The day of my arrival, I took a $5 taxi ride over to Coral World Eilat, the underwater observatory, a futuristic structure that sticks up from the shallow water at Coral Beach. Nearby, in the waters of the Coral Beach Nature Reserve, scuba divers and snorkelers bob and splash. Elsewhere along the waterfront, tourists commune with dolphins, race in jet skis, float beneath para-sails.

Choosing to stay dry this day, I paid my $18 admission, descended the stairs and stood at a window 20 feet below the Red Sea's surface, ogling fish of 1,000 hues. Some were confined to aquarium containers and dramatically lighted, like new products on sale. Sharks circled in round tanks. Still other fish drifted in the open sea, visible through picture windows that reminded me of California's Monterey Bay Aquarium.

But there are at least two big differences between aquarium life in California and aquarium life in Eilat. One is that the Red Sea's native fishes are far more colorful than those of the California coast.

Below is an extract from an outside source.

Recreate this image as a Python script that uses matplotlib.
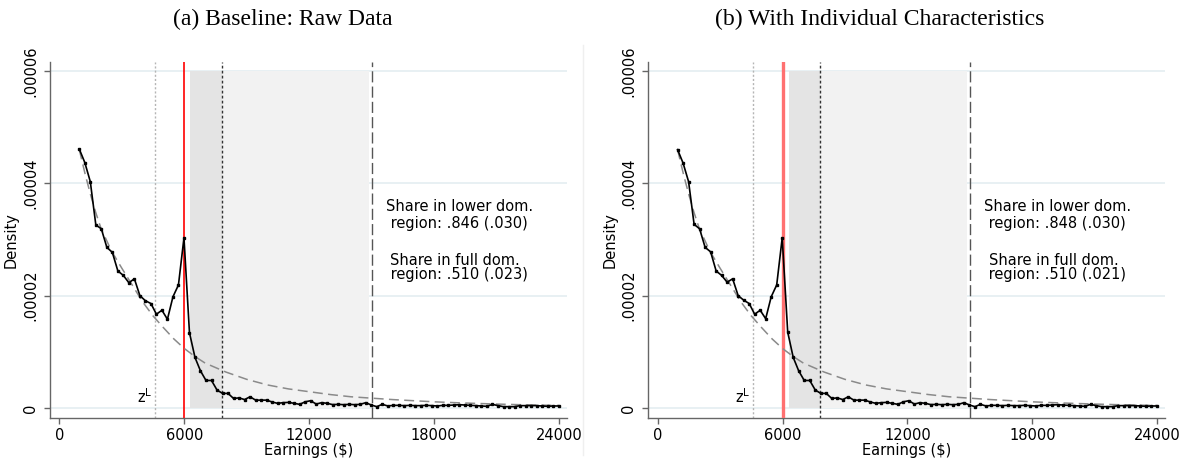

The other difference is that while most tourism in California is a secular--if not downright godless--pursuit, many travelers in Israel have spiritual matters in mind. This made for intriguing eavesdropping at the aquarium windows.

"And idiots think of evolution!" said one man in a stage whisper to his wife as they watched a slow procession of yellow and orange fish through a blue aquarium window. "These are the wonders of God's creation!"

"Dear," said another woman to her mate, "I've just had a thought. Here we are looking at all these fish, and yet Moses parted the Red Sea. They must have started right up again."


I stayed at the Isrotel King Solomon's Palace, one of several tall hotels in the city's Northern Beach area. The hotel was a big but agreeable place with a popular poolside area, and one night I walked from there to a novel buffet dinner at the nearby Isrotel Royal Beach Hotel's Vista Restaurant: Diners were invited into the kitchen, and set free to claim our buffet options from that world of stainless steel and working cooks. Having selected our food, we returned to the dining room, where a saxophone player strolled table to table.

But the Eilat hotel that made me most envious was the Orchid, which lies near the aquarium above Coral Beach on Ha-Arava Road.

The Orchid Hotel and Resort looks from a distance like a misplaced Swiss chalet. Up close, however, I realized that it is instead a misplaced Thai palace.

"At long last," begins the brochure, "Israel has a Thai-style resort village of its own." But in a locale that features a "Texas Ranch" theme park (at which camel rides are offered), a Yellow Submarine sea-viewing excursion, a Club Med and a restaurant that calls itself The Bedouin Tent but offers kosher food, one can't be too fussy about cultural dissonance.